THE TASK: Extract the lines up to and including the one that contains "const DAY = 86400000;", starting with the first line of the entries below, and omit the pictures.

Records with drawing code:
────────────────
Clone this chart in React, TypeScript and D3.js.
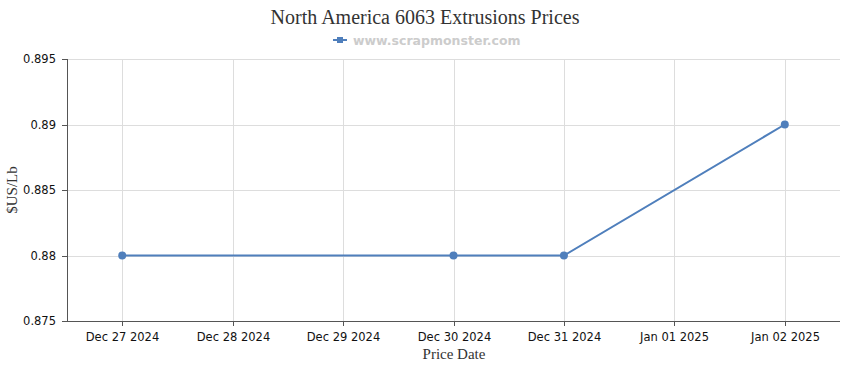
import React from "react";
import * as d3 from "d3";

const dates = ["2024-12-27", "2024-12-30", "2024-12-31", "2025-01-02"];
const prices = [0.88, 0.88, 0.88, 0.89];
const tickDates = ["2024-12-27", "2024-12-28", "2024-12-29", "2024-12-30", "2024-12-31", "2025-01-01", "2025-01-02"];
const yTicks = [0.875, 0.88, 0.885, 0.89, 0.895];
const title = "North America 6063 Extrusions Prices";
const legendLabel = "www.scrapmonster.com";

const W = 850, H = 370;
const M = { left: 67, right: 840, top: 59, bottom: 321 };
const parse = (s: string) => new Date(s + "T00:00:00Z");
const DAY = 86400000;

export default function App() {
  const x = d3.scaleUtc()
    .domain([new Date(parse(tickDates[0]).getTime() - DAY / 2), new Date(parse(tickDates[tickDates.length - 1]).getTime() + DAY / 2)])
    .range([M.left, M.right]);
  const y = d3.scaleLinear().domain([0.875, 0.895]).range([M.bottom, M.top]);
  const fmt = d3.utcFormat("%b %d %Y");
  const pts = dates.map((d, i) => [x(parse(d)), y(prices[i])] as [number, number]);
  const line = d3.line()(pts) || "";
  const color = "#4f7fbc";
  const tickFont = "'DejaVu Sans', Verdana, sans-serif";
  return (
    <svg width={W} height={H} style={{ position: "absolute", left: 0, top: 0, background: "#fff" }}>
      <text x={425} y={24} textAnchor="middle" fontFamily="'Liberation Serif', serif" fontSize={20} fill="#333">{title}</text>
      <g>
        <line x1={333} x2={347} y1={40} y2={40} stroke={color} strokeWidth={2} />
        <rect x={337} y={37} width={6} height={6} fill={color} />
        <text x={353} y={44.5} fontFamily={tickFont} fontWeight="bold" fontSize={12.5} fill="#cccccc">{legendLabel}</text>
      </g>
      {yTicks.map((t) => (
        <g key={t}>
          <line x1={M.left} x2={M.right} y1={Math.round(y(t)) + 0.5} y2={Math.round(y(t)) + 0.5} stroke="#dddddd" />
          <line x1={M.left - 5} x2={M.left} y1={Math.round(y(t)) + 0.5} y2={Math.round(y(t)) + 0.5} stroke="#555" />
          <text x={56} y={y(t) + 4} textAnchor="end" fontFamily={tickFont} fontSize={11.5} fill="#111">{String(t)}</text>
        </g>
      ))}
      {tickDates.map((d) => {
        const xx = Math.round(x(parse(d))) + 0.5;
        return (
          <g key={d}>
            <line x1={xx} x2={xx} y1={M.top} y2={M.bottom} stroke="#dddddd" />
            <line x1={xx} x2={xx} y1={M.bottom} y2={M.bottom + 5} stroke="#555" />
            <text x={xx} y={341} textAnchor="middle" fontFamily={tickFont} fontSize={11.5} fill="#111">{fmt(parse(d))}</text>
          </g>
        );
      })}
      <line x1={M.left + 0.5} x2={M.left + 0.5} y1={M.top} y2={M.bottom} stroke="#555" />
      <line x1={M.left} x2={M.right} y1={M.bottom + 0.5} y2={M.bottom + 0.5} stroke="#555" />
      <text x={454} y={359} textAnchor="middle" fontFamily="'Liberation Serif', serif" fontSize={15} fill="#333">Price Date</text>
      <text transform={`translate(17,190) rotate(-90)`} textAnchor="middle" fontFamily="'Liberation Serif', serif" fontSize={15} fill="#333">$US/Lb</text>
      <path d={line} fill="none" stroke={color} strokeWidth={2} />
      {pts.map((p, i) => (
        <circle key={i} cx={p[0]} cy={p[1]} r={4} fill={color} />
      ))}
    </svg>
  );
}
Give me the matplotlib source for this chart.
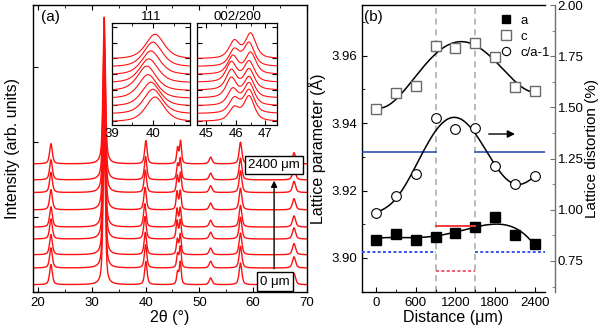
────────────────
EXERCISE ANSWER:
Clone this chart in React, TypeScript and D3.js.
import React from "react";
import * as d3 from "d3";

const dates = ["2024-12-27", "2024-12-30", "2024-12-31", "2025-01-02"];
const prices = [0.88, 0.88, 0.88, 0.89];
const tickDates = ["2024-12-27", "2024-12-28", "2024-12-29", "2024-12-30", "2024-12-31", "2025-01-01", "2025-01-02"];
const yTicks = [0.875, 0.88, 0.885, 0.89, 0.895];
const title = "North America 6063 Extrusions Prices";
const legendLabel = "www.scrapmonster.com";

const W = 850, H = 370;
const M = { left: 67, right: 840, top: 59, bottom: 321 };
const parse = (s: string) => new Date(s + "T00:00:00Z");
const DAY = 86400000;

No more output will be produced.